TASK INSTRUCTIONS:
Pictures stay out of the copy; restate everything else in the material exactly.
****
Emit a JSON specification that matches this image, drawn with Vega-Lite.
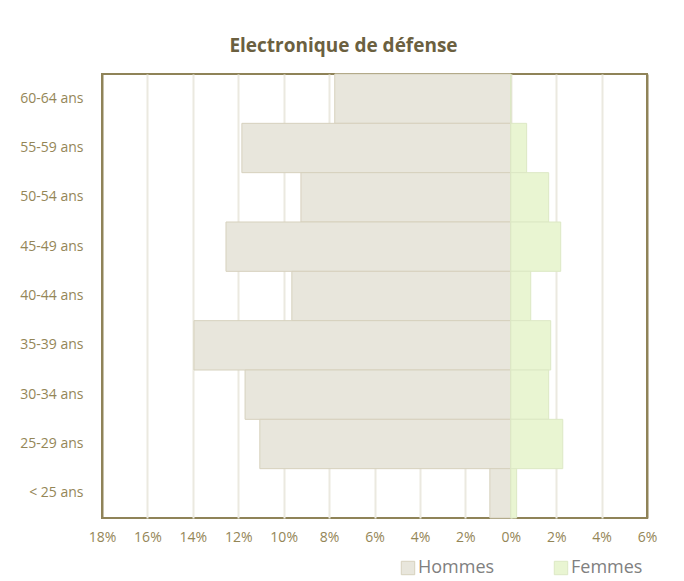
{
  "$schema": "https://vega.github.io/schema/vega-lite/v6.json",
  "autosize": {"type": "none"},
  "width": 545,
  "height": 444,
  "padding": {"left": 102, "top": 74, "right": 37, "bottom": 63},
  "background": "white",
  "title": {
    "text": "Electronique de défense",
    "anchor": "middle",
    "dx": -31,
    "offset": 18,
    "font": "Open Sans",
    "fontSize": 19,
    "fontWeight": "bold",
    "color": "#6b6040"
  },
  "data": {
    "values": [
      {"age": "60-64 ans", "sexe": "Hommes", "v": -0.0775},
      {"age": "55-59 ans", "sexe": "Hommes", "v": -0.1184},
      {"age": "50-54 ans", "sexe": "Hommes", "v": -0.0924},
      {"age": "45-49 ans", "sexe": "Hommes", "v": -0.1254},
      {"age": "40-44 ans", "sexe": "Hommes", "v": -0.0964},
      {"age": "35-39 ans", "sexe": "Hommes", "v": -0.1395},
      {"age": "30-34 ans", "sexe": "Hommes", "v": -0.117},
      {"age": "25-29 ans", "sexe": "Hommes", "v": -0.1105},
      {"age": "< 25 ans", "sexe": "Hommes", "v": -0.0092},
      {"age": "60-64 ans", "sexe": "Femmes", "v": 0.0},
      {"age": "55-59 ans", "sexe": "Femmes", "v": 0.007},
      {"age": "50-54 ans", "sexe": "Femmes", "v": 0.0167},
      {"age": "45-49 ans", "sexe": "Femmes", "v": 0.022},
      {"age": "40-44 ans", "sexe": "Femmes", "v": 0.0088},
      {"age": "35-39 ans", "sexe": "Femmes", "v": 0.0176},
      {"age": "30-34 ans", "sexe": "Femmes", "v": 0.0167},
      {"age": "25-29 ans", "sexe": "Femmes", "v": 0.0229},
      {"age": "< 25 ans", "sexe": "Femmes", "v": 0.0026}
    ]
  },
  "mark": {"type": "bar", "strokeWidth": 1},
  "encoding": {
    "y": {
      "field": "age",
      "type": "nominal",
      "sort": ["60-64 ans", "55-59 ans", "50-54 ans", "45-49 ans", "40-44 ans", "35-39 ans", "30-34 ans", "25-29 ans", "< 25 ans"],
      "scale": {"paddingInner": 0, "paddingOuter": 0},
      "axis": {
        "title": null,
        "domain": false,
        "ticks": false,
        "labelPadding": 19,
        "labelFont": "Open Sans",
        "labelFontSize": 14,
        "labelColor": "#948657"
      }
    },
    "x": {
      "field": "v",
      "type": "quantitative",
      "scale": {"domain": [-0.18, 0.06], "nice": false, "zero": false},
      "axis": {
        "title": null,
        "values": [-0.18, -0.16, -0.14, -0.12, -0.1, -0.08, -0.06, -0.04, -0.02, 0, 0.02, 0.04, 0.06],
        "labelExpr": "format(abs(datum.value), '.0%')",
        "labelFlush": false,
        "labelOverlap": false,
        "labelBound": false,
        "domain": false,
        "ticks": false,
        "labelPadding": 12,
        "labelFont": "Open Sans",
        "labelFontSize": 14,
        "labelColor": "#948657",
        "grid": true,
        "gridColor": {"condition": {"test": "datum.value <= -0.179 || datum.value >= 0.059", "value": "#8f8358"}, "value": "#ebe9e0"},
        "gridWidth": 2
      }
    },
    "color": {
      "field": "sexe",
      "type": "nominal",
      "sort": ["Hommes", "Femmes"],
      "scale": {"domain": ["Hommes", "Femmes"], "range": ["#e8e6dc", "#e9f5d2"]},
      "legend": {
        "title": null,
        "orient": "none",
        "legendX": 297,
        "legendY": 485,
        "direction": "horizontal",
        "symbolType": "square",
        "symbolSize": 180,
        "symbolStrokeColor": "#d8d4c4",
        "symbolStrokeWidth": 1,
        "labelFont": "Open Sans",
        "labelFontSize": 18,
        "labelColor": "#808080",
        "columnPadding": 57,
        "labelOffset": 1
      }
    },
    "stroke": {
      "field": "sexe",
      "type": "nominal",
      "scale": {"domain": ["Hommes", "Femmes"], "range": ["#d6d1bd", "#dce8c4"]},
      "legend": null
    }
  },
  "config": {
    "view": {"stroke": "#8f8358", "strokeWidth": 2}
  }
}
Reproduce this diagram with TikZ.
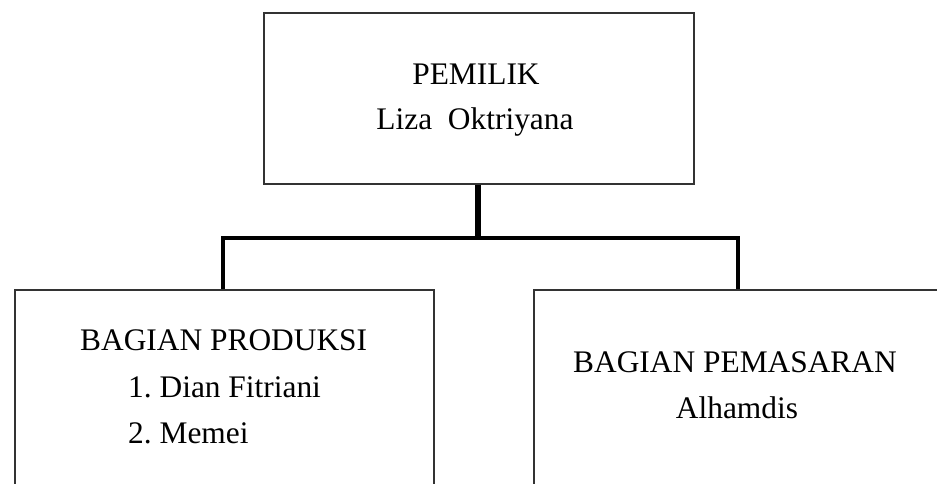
****
FINISHED EXERCISE:
Emit a JSON specification that matches this image, drawn with Vega-Lite.
{
  "$schema": "https://vega.github.io/schema/vega-lite/v6.json",
  "autosize": {"type": "none"},
  "width": 545,
  "height": 444,
  "padding": {"left": 102, "top": 74, "right": 37, "bottom": 63},
  "background": "white",
  "title": {
    "text": "Electronique de défense",
    "anchor": "middle",
    "dx": -31,
    "offset": 18,
    "font": "Open Sans",
    "fontSize": 19,
    "fontWeight": "bold",
    "color": "#6b6040"
  },
  "data": {
    "values": [
      {"age": "60-64 ans", "sexe": "Hommes", "v": -0.0775},
      {"age": "55-59 ans", "sexe": "Hommes", "v": -0.1184},
      {"age": "50-54 ans", "sexe": "Hommes", "v": -0.0924},
      {"age": "45-49 ans", "sexe": "Hommes", "v": -0.1254},
      {"age": "40-44 ans", "sexe": "Hommes", "v": -0.0964},
      {"age": "35-39 ans", "sexe": "Hommes", "v": -0.1395},
      {"age": "30-34 ans", "sexe": "Hommes", "v": -0.117},
      {"age": "25-29 ans", "sexe": "Hommes", "v": -0.1105},
      {"age": "< 25 ans", "sexe": "Hommes", "v": -0.0092},
      {"age": "60-64 ans", "sexe": "Femmes", "v": 0.0},
      {"age": "55-59 ans", "sexe": "Femmes", "v": 0.007},
      {"age": "50-54 ans", "sexe": "Femmes", "v": 0.0167},
      {"age": "45-49 ans", "sexe": "Femmes", "v": 0.022},
      {"age": "40-44 ans", "sexe": "Femmes", "v": 0.0088},
      {"age": "35-39 ans", "sexe": "Femmes", "v": 0.0176},
      {"age": "30-34 ans", "sexe": "Femmes", "v": 0.0167},
      {"age": "25-29 ans", "sexe": "Femmes", "v": 0.0229},
      {"age": "< 25 ans", "sexe": "Femmes", "v": 0.0026}
    ]
  },
  "mark": {"type": "bar", "strokeWidth": 1},
  "encoding": {
    "y": {
      "field": "age",
      "type": "nominal",
      "sort": ["60-64 ans", "55-59 ans", "50-54 ans", "45-49 ans", "40-44 ans", "35-39 ans", "30-34 ans", "25-29 ans", "< 25 ans"],
      "scale": {"paddingInner": 0, "paddingOuter": 0},
      "axis": {
        "title": null,
        "domain": false,
        "ticks": false,
        "labelPadding": 19,
        "labelFont": "Open Sans",
        "labelFontSize": 14,
        "labelColor": "#948657"
      }
    },
    "x": {
      "field": "v",
      "type": "quantitative",
      "scale": {"domain": [-0.18, 0.06], "nice": false, "zero": false},
      "axis": {
        "title": null,
        "values": [-0.18, -0.16, -0.14, -0.12, -0.1, -0.08, -0.06, -0.04, -0.02, 0, 0.02, 0.04, 0.06],
        "labelExpr": "format(abs(datum.value), '.0%')",
        "labelFlush": false,
        "labelOverlap": false,
        "labelBound": false,
        "domain": false,
        "ticks": false,
        "labelPadding": 12,
        "labelFont": "Open Sans",
        "labelFontSize": 14,
        "labelColor": "#948657",
        "grid": true,
        "gridColor": {"condition": {"test": "datum.value <= -0.179 || datum.value >= 0.059", "value": "#8f8358"}, "value": "#ebe9e0"},
        "gridWidth": 2
      }
    },
    "color": {
      "field": "sexe",
      "type": "nominal",
      "sort": ["Hommes", "Femmes"],
      "scale": {"domain": ["Hommes", "Femmes"], "range": ["#e8e6dc", "#e9f5d2"]},
      "legend": {
        "title": null,
        "orient": "none",
        "legendX": 297,
        "legendY": 485,
        "direction": "horizontal",
        "symbolType": "square",
        "symbolSize": 180,
        "symbolStrokeColor": "#d8d4c4",
        "symbolStrokeWidth": 1,
        "labelFont": "Open Sans",
        "labelFontSize": 18,
        "labelColor": "#808080",
        "columnPadding": 57,
        "labelOffset": 1
      }
    },
    "stroke": {
      "field": "sexe",
      "type": "nominal",
      "scale": {"domain": ["Hommes", "Femmes"], "range": ["#d6d1bd", "#dce8c4"]},
      "legend": null
    }
  },
  "config": {
    "view": {"stroke": "#8f8358", "strokeWidth": 2}
  }
}
Reproduce this diagram with TikZ.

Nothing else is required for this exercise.